Disease brought about by the failure of anti bodies to function correctly can be broadly categorised into two groups, between which there is considerable overlap. These are hypersensitivity and auto immunity. The most common form of hypersensitivity is that of the allergic reaction. Most allergies are against substances in the environment that are of little or no harm, such as pollen, dust, penicillin and nut oils. The immune system, for reasons that are poorly understood, designates these as dangerous foreign invaders and mounts and immunological attack against them. In these cases the allergic response is led by IgE antibodies.
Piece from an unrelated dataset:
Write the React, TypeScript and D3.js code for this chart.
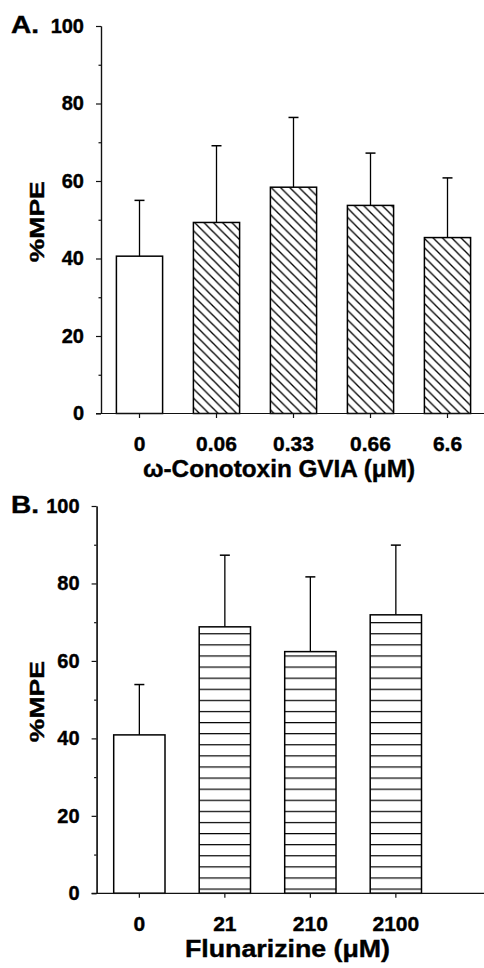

These are powerful activators of immune cells called mast cells. These cells are stimulated to release powerful and last acting chemicals such as histamines, heparin, and prostaglandins.
These bring about an immediate and extreme inflammatory response. In hay fever, the symptoms are runny nose, streaming eyes, itching, etc. This response is quite localised and not life threatening.
Many people are also allergic to the dust mite, or rather its faeces. When these enter the lungs in airborne dust, an asthmatic response may result which inflames the airways, restricting breathing. The Asthma Society of Ireland estimate that 250,000 Irish people have asthma. The incidence is much higher among children, where one in seven is thought to be affected, compared with one in 20 adult sufferers.
Other more severe allergic responses are against antigens such as bee venom, certain nut oils and penicillin.
It is not yet clear why the body decides to make IgE antibodies to substances such as pollen, penicillin and nut oils, and not to other substances in the environment, or more importantly, why it makes them at all.
Antibody soldiers are very powerful and have at their disposal the considerable resources of the immune system. This gives them the strength to defend us from very many bacteria, viruses and parasites. They do, however, carry a double edged sword, which, when turned upon the body can inflict considerable damage, and even kill.
Research in immunology is some of the most exciting and fast moving in modern science. The untold complexity of the immune system ensures this will be a long task. As more becomes known, however, ways of directing the immune system to even greater good will be discovered.
One such exciting area is the immunotherapy of many cancers. Further knowledge of the immune system will no doubt help us in the fight against many diseases. This knowledge will also show why the immune system sometimes turns on itself, causing what seems to be needless self destruction. In understanding this, even better cures for auto immune diseases such as rheumatoid arthritis, myasthenia gravis and multiple sclerosis will inevitably follow. We wait.